On top of that, the spaces allocated for cultural existence are now utterly dominated by the sale of alcohol. This enhances the possibility of harm not only for the audience's health but for the musicians, who are constantly surrounded by, and often paid with, alcohol.
In the modern music industry, creatives are crushed by financial insecurity and economic pressures. Most are privately aware of both the compounding problems and the inability of individuals and institutions to engage the crisis in any meaningful way.
Yet, there are many doing incredible work against the tide, or maybe in spite of it.
Musicians, independent venues owners and operators, community services, student radio stations, DIY record labels, local and national promoters and individuals within all facets of the industry including the top end of the corporate commercial side are doing the best they can, with the limited time and energy they have. However, many admit how unsustainable what they're doing is, and fear that there won't be more to replace them once they are gone.
The music industry, Commercial and Communal, will most likely never disappear. However, alongside the wider society it inhabits, it is being transfigured under late-stage capitalism and the tyranny of market forces into something different, something more economically profitable.
The music industry will become even less habitable to both the working and middle classes due to the financial burden of entry and participation. This will decrease the diversity of creative output, as those remaining will either have to produce profitable products to sustain financial engagement or be a member of a higher class to have the freedom to express themselves.
Economic pressures on space for writing, rehearsing and performing, the plummeting cost of home recording equipment and the preferred industry product being recorded music for its ease of distribution will combine to make live bands featuring drum kits and guitars much harder to sustain. This will render the traditional genres of rock and its offshoots increasingly niche, leaving the space dominated by legacy acts and increasing the prevalence of more production focused genres and solo performers.

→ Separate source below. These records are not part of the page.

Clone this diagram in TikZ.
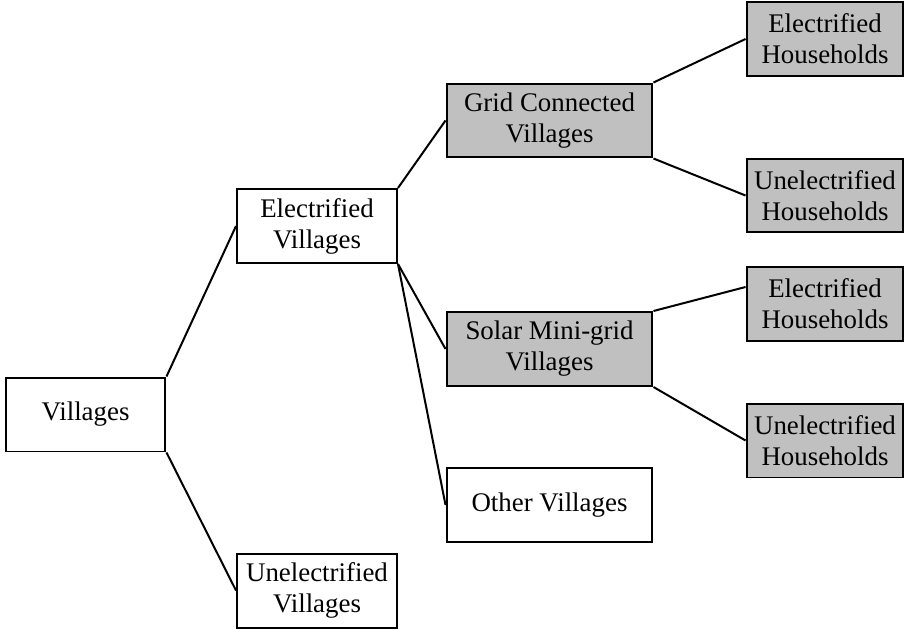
\documentclass[tikz,border=0pt]{standalone}
\usepackage{fontspec}
\setmainfont{Liberation Serif}
\usetikzlibrary{positioning}
\definecolor{boxgray}{RGB}{192,192,192}

\begin{document}
\begin{tikzpicture} [
						x=0.02cm, y=-0.02cm,
						box/.style={draw, line width=0.04cm, align=center, inner sep=0pt,
							minimum height=1.48cm, font=\fontsize{15.3}{17.6}\selectfont},
						shaded/.style={box, fill=boxgray},
						link/.style={draw, line width=0.04cm}
					]

\useasboundingbox (0,0) rectangle (906,629);

\node (vil) [box, minimum width=3.2cm] at (85.5,414.5) {Villages};
\node (ev)  [box, minimum width=3.2cm] at (317,226) {Electrified\\Villages};
\node (uv)  [box, minimum width=3.2cm] at (317,590.5) {Unelectrified\\Villages};

\node (gc)  [shaded, minimum width=4.12cm] at (549.5,120.5) {Grid Connected\\Villages};
\node (sm)  [shaded, minimum width=4.12cm] at (549.5,349) {Solar Mini-grid\\Villages};
\node (ov)  [box, minimum width=4.12cm] at (549.5,505) {Other Villages};

\node (eh1) [shaded, minimum width=3.14cm] at (825,39) {Electrified\\Households};
\node (uh1) [shaded, minimum width=3.14cm] at (825,195.5) {Unelectrified\\Households};
\node (eh2) [shaded, minimum width=3.14cm] at (825,304) {Electrified\\Households};
\node (uh2) [shaded, minimum width=3.14cm] at (825,440.5) {Unelectrified\\Households};

\path[link]
	(vil.north east) edge (ev.west)
	(vil.south east) edge (uv.west)
	(ev.north east)  edge (gc.west)
	(ev.south east)  edge (sm.west)
	(ev.south east)  edge (ov.west)
	(gc.north east)  edge (eh1.west)
	(gc.south east)  edge (uh1.west)
	(sm.north east)  edge ([yshift=0.34cm]eh2.west)
	(sm.south east)  edge (uh2.west);

\end{tikzpicture}
\end{document}
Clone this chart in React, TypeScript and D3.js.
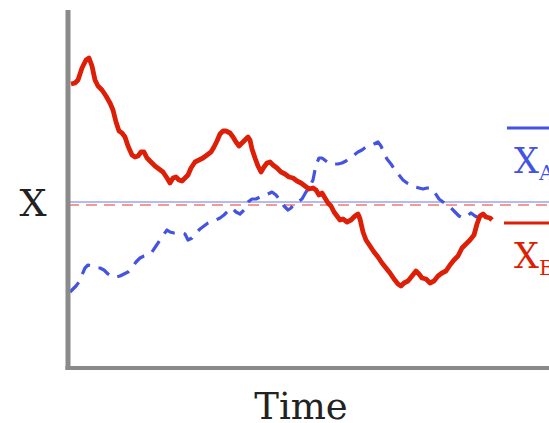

Rural and underserved areas of the country will continue to dissipate creatively as venues lost are not replaced. The young population who are unable to attend the R18 shows subsidized by alcohol sales experience less live music, leading to less young people being inspired to make music creating a downward spiral of diminishing returns. Those who are immovably interested in music will be forced to move elsewhere, robbing the local community of the ability to halt the negative momentum.
Of course there will still be Lorde’s and Benee’s. But will there be another Flying Nun? There will still be Six60 at Eden Park. But will there be Wax Chattels at Whammy? There will still be a Music Industry. But will there be a Music Community? I hope so.
I don’t fear that the Music Industry will fail.
I fear that music will become the cultural pastime of an entrenched elite class. No longer an accessible mode of artistic expression, or a culture to contribute to, but a product to consume.